The key is "1 language." The same metric definitions and status logic must apply from operational level to board level. Otherwise, each layer reports success by its own rules.
What a monthly C-suite review should look like
The monthly review is the center of gravity for the entire system. It should be short, but must end with decisions, not discussion.
Minimum agenda: 1. Review 8-12 priority initiatives using one standard template. 2. Assess deviations from value and risk targets. 3. Portfolio decisions: invest, improve, stop, reframe. 4. Capability decisions: where owners, data, skills, or tools are missing. 5. Cross-functional decision log with owner and deadline.
Critical rule: no initiative enters the forum without a complete metric set for value, quality, adoption, and cost. C-suite should not accept narratives like "we do not have data yet, but we feel it is going well."
Five metrics that enforce discipline
Every company has its own KPI set, but at C-suite it helps to keep five cross-cutting metrics:
Value realization: is the initiative delivering the agreed business impact?
Quality reliability: how stable is quality and what share requires correction?

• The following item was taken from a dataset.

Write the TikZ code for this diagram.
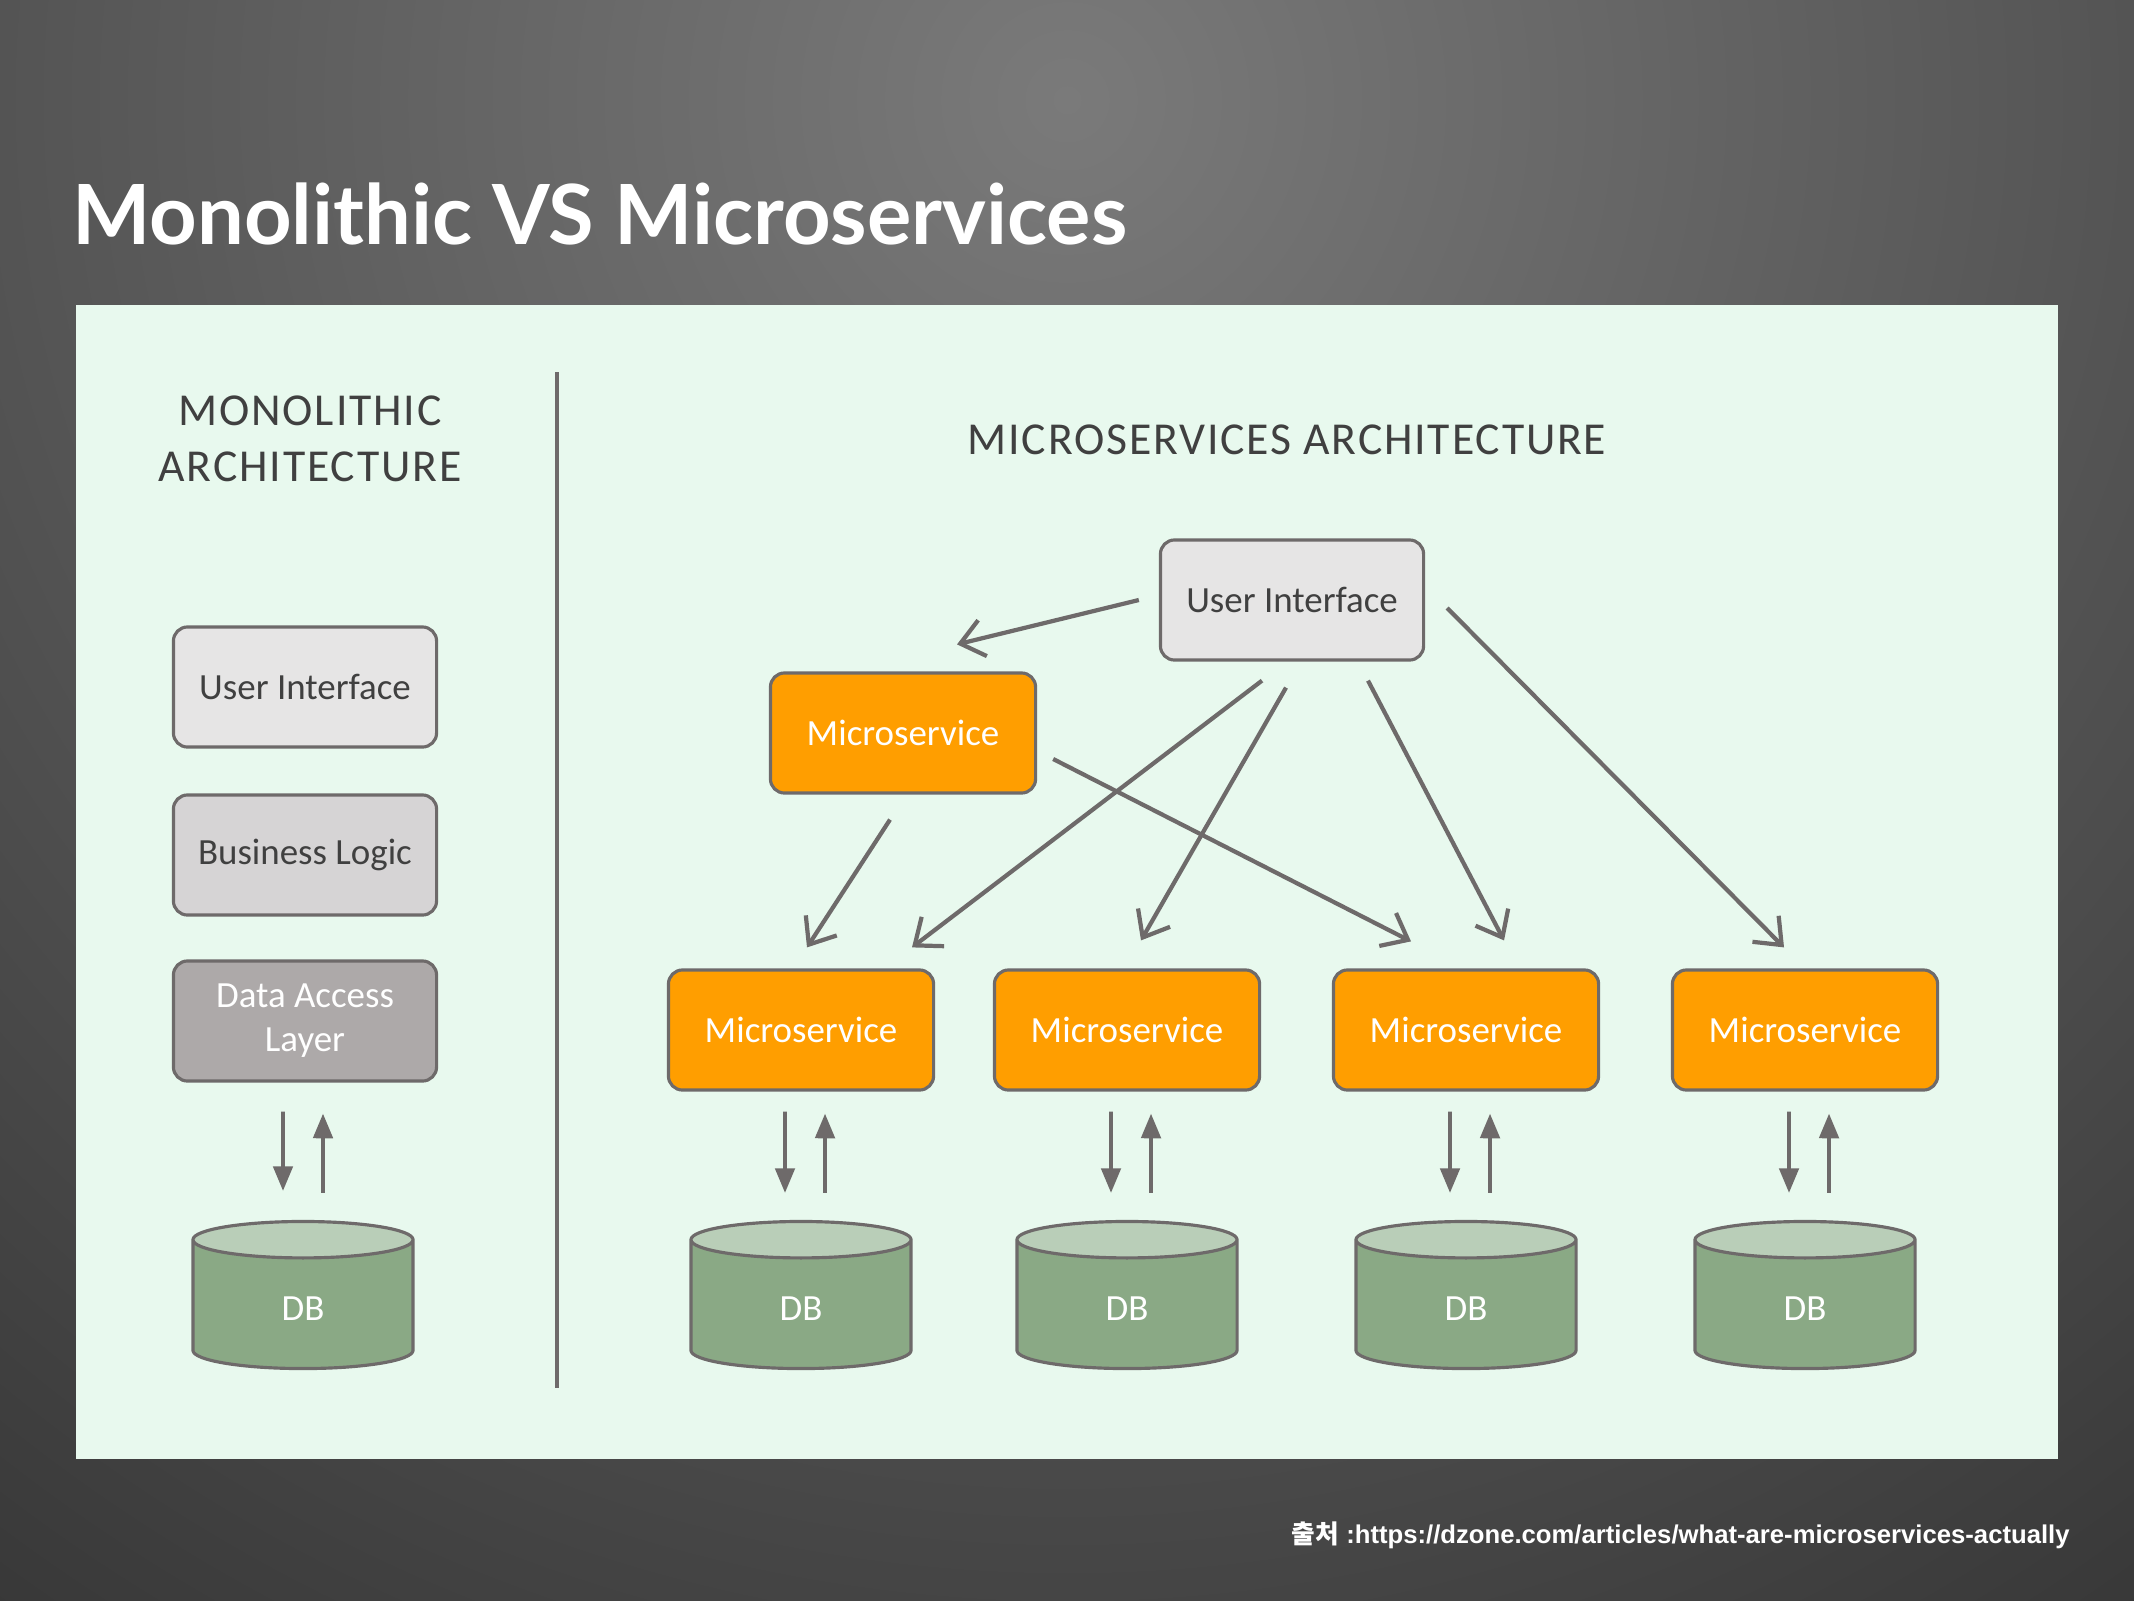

Adoption depth: is the new workflow actually used, not just launched?
Risk exposure: how many open risks and incidents exist relative to tolerance?
Capability readiness: do roles, skills, and maintenance processes keep pace with scale?
This set works as a shared dashboard for C-suite. It reduces local optimization bias.
Role of each C-suite member
CEO should maintain strategic focus and decide where AI should build advantage versus pure efficiency. Without this, the portfolio becomes a wish list.
CFO owns economic discipline: staged funding, stop/go conditions, full scale cost, and fund reallocation across initiatives.
COO ensures AI is embedded in processes and that operational quality holds after go-live. This is critical because most value leakage happens after launch, not before.
CIO/CTO own architecture and delivery velocity, while limiting AI-related technical debt.
CISO/Chief Risk Officer ensure governance is part of the decision cadence, not a separate lane that reacts too late.
CHRO builds managerial and role-based capability plans. Without this, adoption stalls at a small group of enthusiasts.
Most common C-suite cadence failures
First failure: reporting rhythm instead of decision rhythm. Meetings end with notes, not allocation or priority changes.
Second failure: separating governance from portfolio. Risks are discussed elsewhere, so investment decisions miss full economics.
Third failure: no mechanism to stop initiatives. Organizations launch well but rarely close underperforming projects.
Fourth failure: confusing adoption with activation. "2,000 people have access" does not mean "work has changed."
Fifth failure: unsynchronized horizons. Operations run weekly, budget runs annually, strategy runs quarterly, with no bridge across them.
90 days to a working rhythm
In the first 30 days, define a shared reporting template and five cross-cutting metrics. Remove duplicated decision forums and designate one monthly C-suite AI forum.
In days 31-60, run two monthly cycles on a limited priority portfolio. Each cycle must end with resource reallocation or scope change in at least one initiative.
In days 61-90, complete integration with the quarterly rhythm: strategy, budget, governance, and capability plan in one review. This is when AI starts being managed as a business system, not an experiment.
Minimum question pack for monthly C-suite forum
To keep rhythm from becoming status presentation, each monthly forum should end with answers to seven decision questions:
1. Which three initiatives delivered the highest net value, and why? 2. Which initiatives exceeded risk or cost thresholds? 3. Where do we see the largest post-launch value leakage? 4. What resource allocation decisions must be made this month? 5. Which capabilities are today's scaling bottleneck? 6. Which risks require escalation to board level? 7. Which initiatives move to next phase, and which should be closed?
This approach creates management discipline: each function reports in one format, and the forum ends with decisions carrying owner and deadline, not generic "we continue."
Early signs that rhythm has broken
Even a well-designed operating rhythm can drift over time. Watch for warning signals:
- growing number of ad hoc "outside process" exceptions, - risk decisions made after investment decisions, not in parallel, - expanding initiative portfolio without higher share of value-closing initiatives, - recurring capability bottlenecks across consecutive cycles.
If these signals persist for two consecutive months, C-suite should run a rhythm reset: simplify agenda, limit reported initiatives to priorities, and restore hard stop/go criteria.
Executive Takeaway
What changed? AI scale no longer depends on individual projects; it depends on the quality of C-suite management rhythm. Why does it matter? Without shared rhythm, decisions on value, risk, and capability diverge across functions, creating costly portfolio fragmentation. What should leaders do? Set a three-level operating rhythm, enforce one metric language, and run a monthly C-suite forum that ends with invest-improve-stop decisions.